Dataset entries:
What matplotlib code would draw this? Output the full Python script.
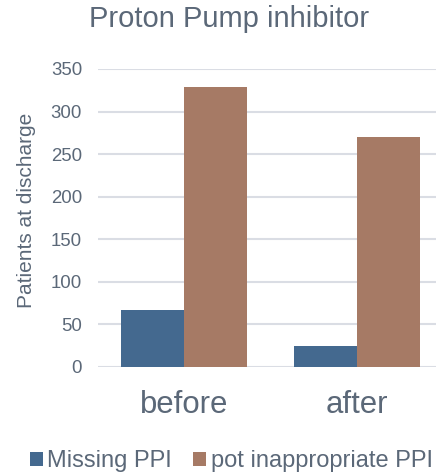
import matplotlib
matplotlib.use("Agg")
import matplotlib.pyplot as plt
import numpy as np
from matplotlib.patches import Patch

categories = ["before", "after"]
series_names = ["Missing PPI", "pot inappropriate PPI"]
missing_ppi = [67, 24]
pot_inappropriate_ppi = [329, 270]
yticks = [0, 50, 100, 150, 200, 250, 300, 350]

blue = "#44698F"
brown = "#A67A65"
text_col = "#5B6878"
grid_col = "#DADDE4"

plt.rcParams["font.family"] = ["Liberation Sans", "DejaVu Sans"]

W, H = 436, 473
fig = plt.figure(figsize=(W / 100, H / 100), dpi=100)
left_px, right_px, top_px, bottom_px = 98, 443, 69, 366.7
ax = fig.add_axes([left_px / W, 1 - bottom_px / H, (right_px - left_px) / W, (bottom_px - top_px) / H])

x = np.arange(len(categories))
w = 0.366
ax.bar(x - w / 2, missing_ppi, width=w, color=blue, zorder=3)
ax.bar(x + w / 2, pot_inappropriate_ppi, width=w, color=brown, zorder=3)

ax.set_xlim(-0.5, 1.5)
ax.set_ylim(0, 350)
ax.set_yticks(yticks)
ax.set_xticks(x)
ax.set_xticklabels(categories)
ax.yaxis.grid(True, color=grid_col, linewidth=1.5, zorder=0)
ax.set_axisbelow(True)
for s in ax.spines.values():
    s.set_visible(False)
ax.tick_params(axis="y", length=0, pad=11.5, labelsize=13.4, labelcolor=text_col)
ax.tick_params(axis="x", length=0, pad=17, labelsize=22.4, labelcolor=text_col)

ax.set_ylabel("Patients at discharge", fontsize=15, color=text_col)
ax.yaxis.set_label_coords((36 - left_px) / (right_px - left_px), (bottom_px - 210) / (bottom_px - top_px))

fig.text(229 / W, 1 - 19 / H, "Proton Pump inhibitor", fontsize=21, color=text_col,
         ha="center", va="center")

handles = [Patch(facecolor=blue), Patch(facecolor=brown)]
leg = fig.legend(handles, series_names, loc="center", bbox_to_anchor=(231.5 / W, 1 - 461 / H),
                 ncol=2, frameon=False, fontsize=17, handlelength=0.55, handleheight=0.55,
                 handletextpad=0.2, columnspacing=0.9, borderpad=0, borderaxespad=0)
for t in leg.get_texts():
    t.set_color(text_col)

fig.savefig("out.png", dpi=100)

* * *

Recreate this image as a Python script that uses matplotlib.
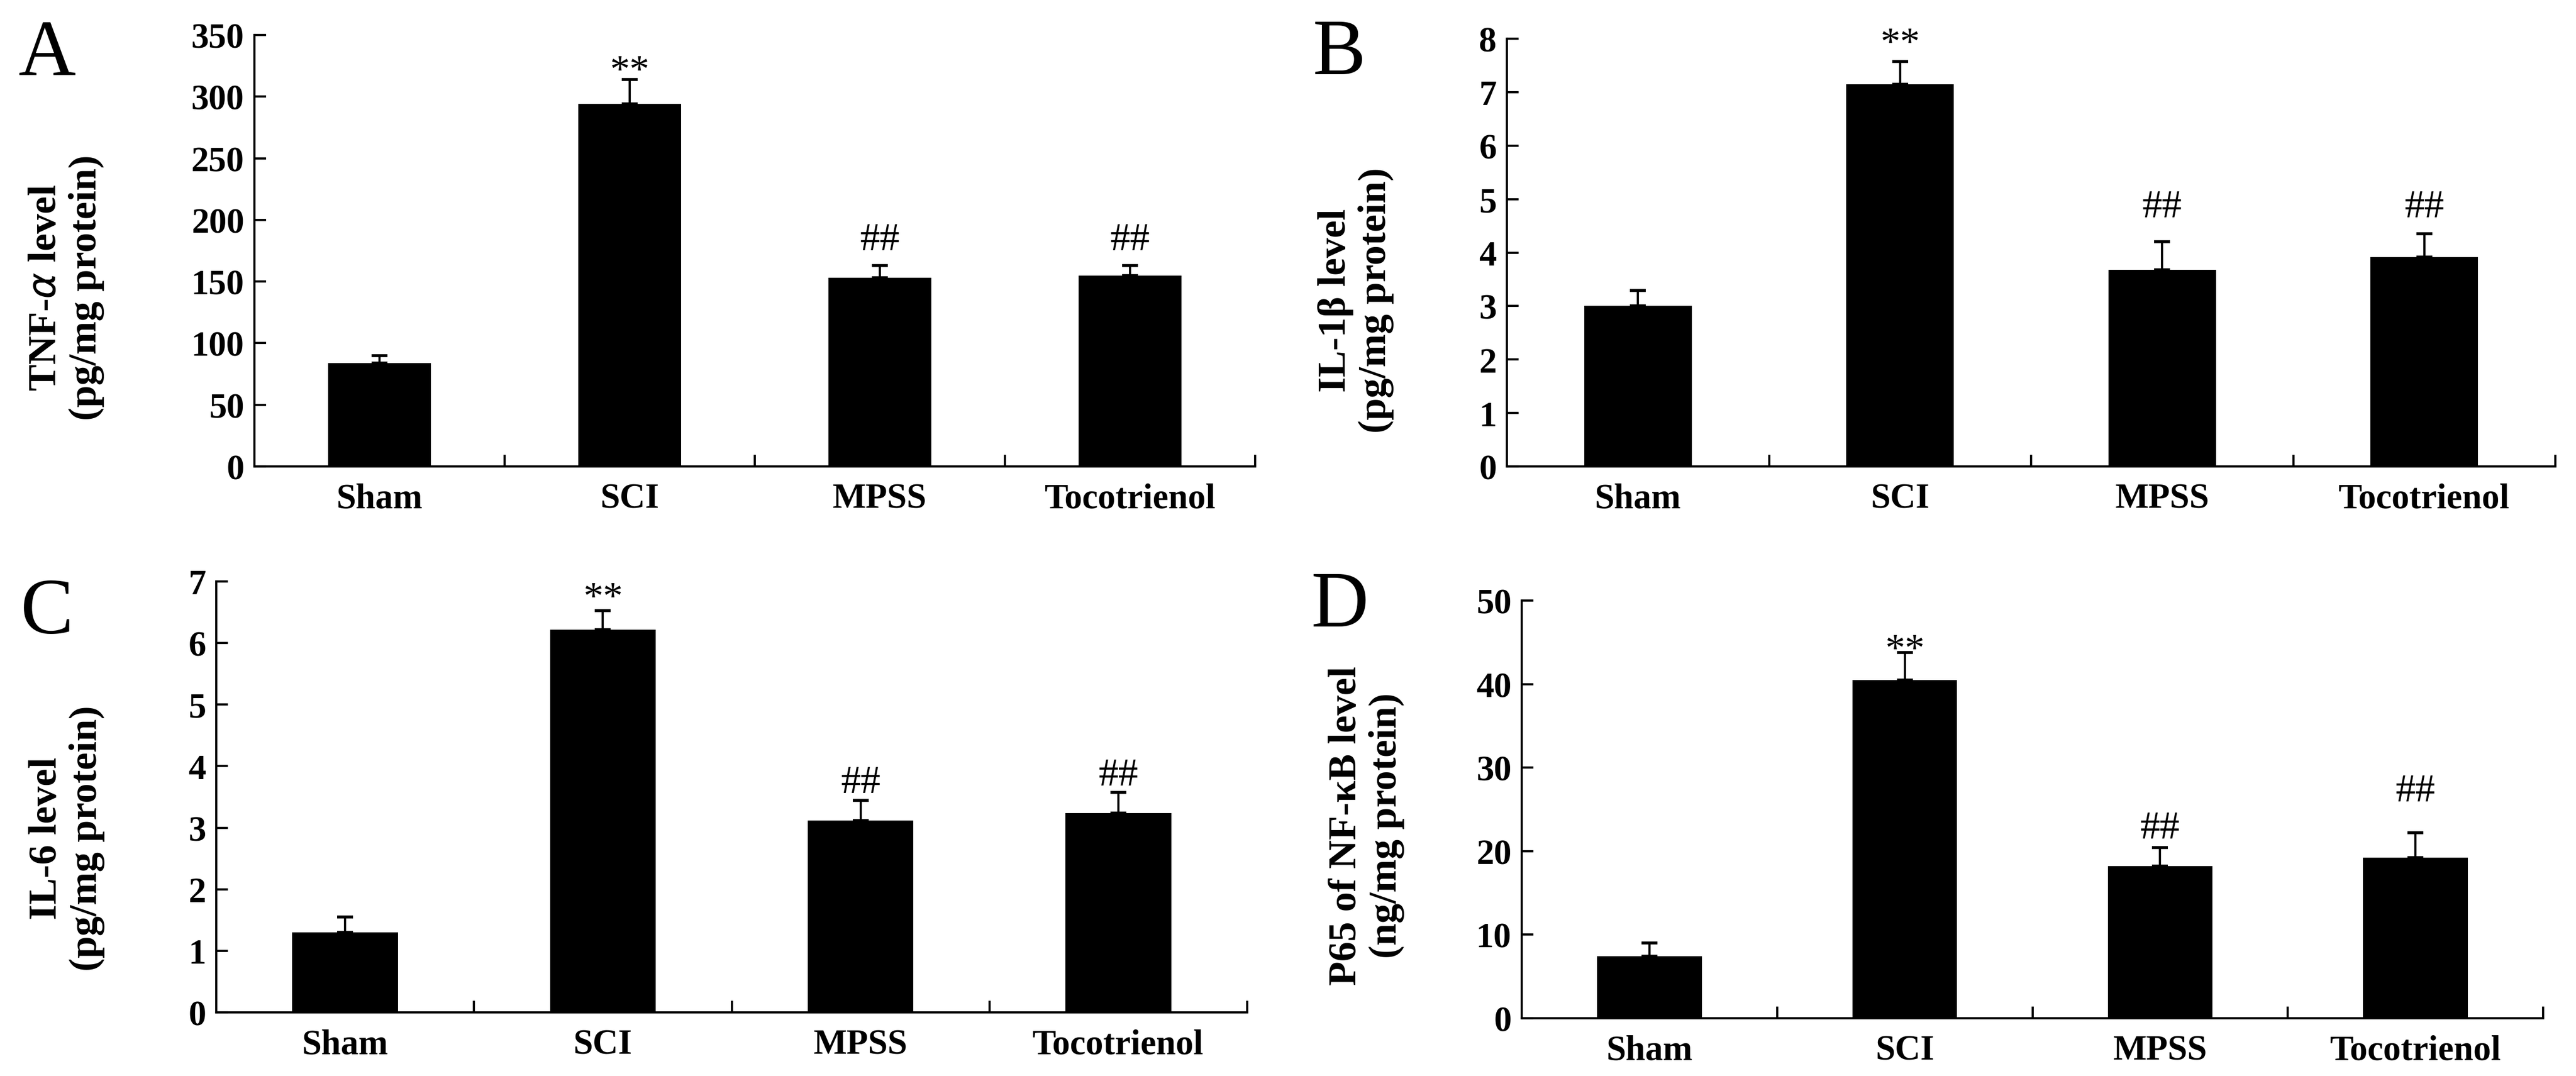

Short problem: Report all lines of the material that contain the word "this".

Result:
What matplotlib code would draw this? Output the full Python script.
Recreate this image as a Python script that uses matplotlib.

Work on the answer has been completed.